## The exercise
The listing below must be repeated word for word, with its images excluded.

## Information provided

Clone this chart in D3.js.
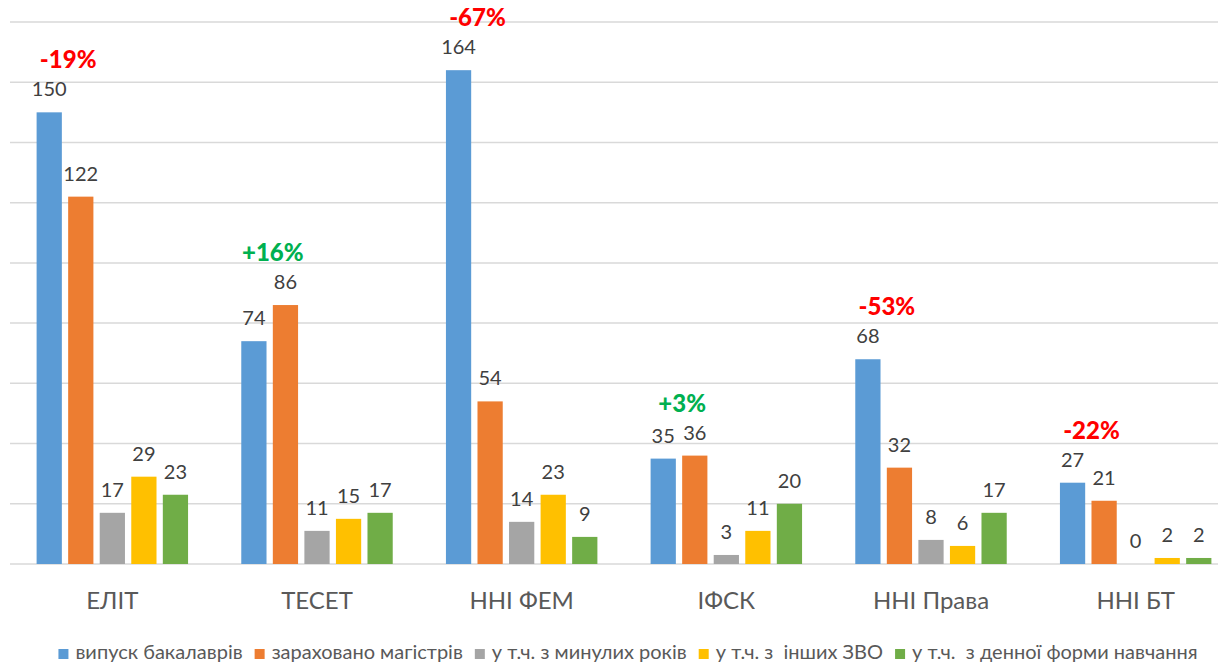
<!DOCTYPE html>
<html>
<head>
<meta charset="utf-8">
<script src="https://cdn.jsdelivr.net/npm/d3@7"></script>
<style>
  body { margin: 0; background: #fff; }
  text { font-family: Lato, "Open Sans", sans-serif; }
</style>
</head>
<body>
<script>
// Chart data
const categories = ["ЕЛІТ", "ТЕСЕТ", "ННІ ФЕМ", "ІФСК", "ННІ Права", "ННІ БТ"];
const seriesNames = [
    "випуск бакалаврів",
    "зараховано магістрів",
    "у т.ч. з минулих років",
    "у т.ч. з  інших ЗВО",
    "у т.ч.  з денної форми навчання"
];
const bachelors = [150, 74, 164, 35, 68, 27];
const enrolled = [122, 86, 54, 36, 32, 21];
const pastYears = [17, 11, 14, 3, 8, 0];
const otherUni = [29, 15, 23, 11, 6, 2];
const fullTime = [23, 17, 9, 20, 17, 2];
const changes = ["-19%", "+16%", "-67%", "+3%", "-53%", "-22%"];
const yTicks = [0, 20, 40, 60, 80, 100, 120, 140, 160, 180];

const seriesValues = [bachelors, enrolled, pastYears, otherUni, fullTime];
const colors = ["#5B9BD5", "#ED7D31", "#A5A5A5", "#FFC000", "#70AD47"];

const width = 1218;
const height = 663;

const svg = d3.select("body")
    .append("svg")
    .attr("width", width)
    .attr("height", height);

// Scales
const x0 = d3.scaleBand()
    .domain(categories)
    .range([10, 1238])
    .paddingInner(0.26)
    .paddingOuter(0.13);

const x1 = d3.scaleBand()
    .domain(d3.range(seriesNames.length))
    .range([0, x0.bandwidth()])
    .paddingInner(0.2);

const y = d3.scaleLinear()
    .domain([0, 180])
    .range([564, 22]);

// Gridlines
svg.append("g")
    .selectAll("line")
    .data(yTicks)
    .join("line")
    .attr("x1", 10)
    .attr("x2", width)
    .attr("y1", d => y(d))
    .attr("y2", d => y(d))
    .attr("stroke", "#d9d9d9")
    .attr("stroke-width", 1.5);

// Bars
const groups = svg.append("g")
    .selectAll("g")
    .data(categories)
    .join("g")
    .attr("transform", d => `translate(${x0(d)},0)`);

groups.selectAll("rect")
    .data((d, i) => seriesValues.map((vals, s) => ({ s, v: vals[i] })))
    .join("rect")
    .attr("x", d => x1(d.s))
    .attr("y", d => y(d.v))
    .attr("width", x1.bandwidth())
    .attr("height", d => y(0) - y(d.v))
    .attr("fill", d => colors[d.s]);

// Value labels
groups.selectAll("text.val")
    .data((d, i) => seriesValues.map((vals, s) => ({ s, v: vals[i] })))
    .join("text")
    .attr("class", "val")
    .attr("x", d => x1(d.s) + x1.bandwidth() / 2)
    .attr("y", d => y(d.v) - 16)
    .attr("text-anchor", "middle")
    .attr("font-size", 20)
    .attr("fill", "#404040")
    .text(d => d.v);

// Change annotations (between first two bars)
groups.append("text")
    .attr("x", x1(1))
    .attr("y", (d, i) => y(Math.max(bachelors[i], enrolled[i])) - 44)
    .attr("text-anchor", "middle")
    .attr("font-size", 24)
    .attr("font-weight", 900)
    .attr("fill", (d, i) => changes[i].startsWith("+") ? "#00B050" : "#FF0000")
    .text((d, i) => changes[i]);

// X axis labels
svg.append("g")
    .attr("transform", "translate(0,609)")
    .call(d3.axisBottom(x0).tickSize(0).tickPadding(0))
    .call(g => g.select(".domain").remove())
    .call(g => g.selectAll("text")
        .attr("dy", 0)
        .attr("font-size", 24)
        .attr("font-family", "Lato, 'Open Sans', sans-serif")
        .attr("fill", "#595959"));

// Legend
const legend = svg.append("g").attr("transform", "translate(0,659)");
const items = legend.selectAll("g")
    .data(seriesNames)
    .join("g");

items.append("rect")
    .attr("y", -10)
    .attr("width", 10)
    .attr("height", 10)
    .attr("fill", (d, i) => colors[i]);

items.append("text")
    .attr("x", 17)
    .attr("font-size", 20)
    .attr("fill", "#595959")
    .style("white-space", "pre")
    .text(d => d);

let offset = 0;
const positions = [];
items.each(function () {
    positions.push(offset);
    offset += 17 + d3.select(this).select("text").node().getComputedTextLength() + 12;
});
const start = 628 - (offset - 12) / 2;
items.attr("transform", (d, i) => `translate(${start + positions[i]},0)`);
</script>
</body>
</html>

## Exercise output
Clone this chart in D3.js.
<!DOCTYPE html>
<html>
<head>
<meta charset="utf-8">
<script src="https://cdn.jsdelivr.net/npm/d3@7"></script>
<style>
  body { margin: 0; background: #fff; }
  text { font-family: Lato, "Open Sans", sans-serif; }
</style>
</head>
<body>
<script>
// Chart data
const categories = ["ЕЛІТ", "ТЕСЕТ", "ННІ ФЕМ", "ІФСК", "ННІ Права", "ННІ БТ"];
const seriesNames = [
    "випуск бакалаврів",
    "зараховано магістрів",
    "у т.ч. з минулих років",
    "у т.ч. з  інших ЗВО",
    "у т.ч.  з денної форми навчання"
];
const bachelors = [150, 74, 164, 35, 68, 27];
const enrolled = [122, 86, 54, 36, 32, 21];
const pastYears = [17, 11, 14, 3, 8, 0];
const otherUni = [29, 15, 23, 11, 6, 2];
const fullTime = [23, 17, 9, 20, 17, 2];
const changes = ["-19%", "+16%", "-67%", "+3%", "-53%", "-22%"];
const yTicks = [0, 20, 40, 60, 80, 100, 120, 140, 160, 180];

const seriesValues = [bachelors, enrolled, pastYears, otherUni, fullTime];
const colors = ["#5B9BD5", "#ED7D31", "#A5A5A5", "#FFC000", "#70AD47"];

const width = 1218;
const height = 663;

const svg = d3.select("body")
    .append("svg")
    .attr("width", width)
    .attr("height", height);

// Scales
const x0 = d3.scaleBand()
    .domain(categories)
    .range([10, 1238])
    .paddingInner(0.26)
    .paddingOuter(0.13);

const x1 = d3.scaleBand()
    .domain(d3.range(seriesNames.length))
    .range([0, x0.bandwidth()])
    .paddingInner(0.2);

const y = d3.scaleLinear()
    .domain([0, 180])
    .range([564, 22]);

// Gridlines
svg.append("g")
    .selectAll("line")
    .data(yTicks)
    .join("line")
    .attr("x1", 10)
    .attr("x2", width)
    .attr("y1", d => y(d))
    .attr("y2", d => y(d))
    .attr("stroke", "#d9d9d9")
    .attr("stroke-width", 1.5);

// Bars
const groups = svg.append("g")
    .selectAll("g")
    .data(categories)
    .join("g")
    .attr("transform", d => `translate(${x0(d)},0)`);

groups.selectAll("rect")
    .data((d, i) => seriesValues.map((vals, s) => ({ s, v: vals[i] })))
    .join("rect")
    .attr("x", d => x1(d.s))
    .attr("y", d => y(d.v))
    .attr("width", x1.bandwidth())
    .attr("height", d => y(0) - y(d.v))
    .attr("fill", d => colors[d.s]);

// Value labels
groups.selectAll("text.val")
    .data((d, i) => seriesValues.map((vals, s) => ({ s, v: vals[i] })))
    .join("text")
    .attr("class", "val")
    .attr("x", d => x1(d.s) + x1.bandwidth() / 2)
    .attr("y", d => y(d.v) - 16)
    .attr("text-anchor", "middle")
    .attr("font-size", 20)
    .attr("fill", "#404040")
    .text(d => d.v);

// Change annotations (between first two bars)
groups.append("text")
    .attr("x", x1(1))
    .attr("y", (d, i) => y(Math.max(bachelors[i], enrolled[i])) - 44)
    .attr("text-anchor", "middle")
    .attr("font-size", 24)
    .attr("font-weight", 900)
    .attr("fill", (d, i) => changes[i].startsWith("+") ? "#00B050" : "#FF0000")
    .text((d, i) => changes[i]);

// X axis labels
svg.append("g")
    .attr("transform", "translate(0,609)")
    .call(d3.axisBottom(x0).tickSize(0).tickPadding(0))
    .call(g => g.select(".domain").remove())
    .call(g => g.selectAll("text")
        .attr("dy", 0)
        .attr("font-size", 24)
        .attr("font-family", "Lato, 'Open Sans', sans-serif")
        .attr("fill", "#595959"));

// Legend
const legend = svg.append("g").attr("transform", "translate(0,659)");
const items = legend.selectAll("g")
    .data(seriesNames)
    .join("g");

items.append("rect")
    .attr("y", -10)
    .attr("width", 10)
    .attr("height", 10)
    .attr("fill", (d, i) => colors[i]);

items.append("text")
    .attr("x", 17)
    .attr("font-size", 20)
    .attr("fill", "#595959")
    .style("white-space", "pre")
    .text(d => d);

let offset = 0;
const positions = [];
items.each(function () {
    positions.push(offset);
    offset += 17 + d3.select(this).select("text").node().getComputedTextLength() + 12;
});
const start = 628 - (offset - 12) / 2;
items.attr("transform", (d, i) => `translate(${start + positions[i]},0)`);
</script>
</body>
</html>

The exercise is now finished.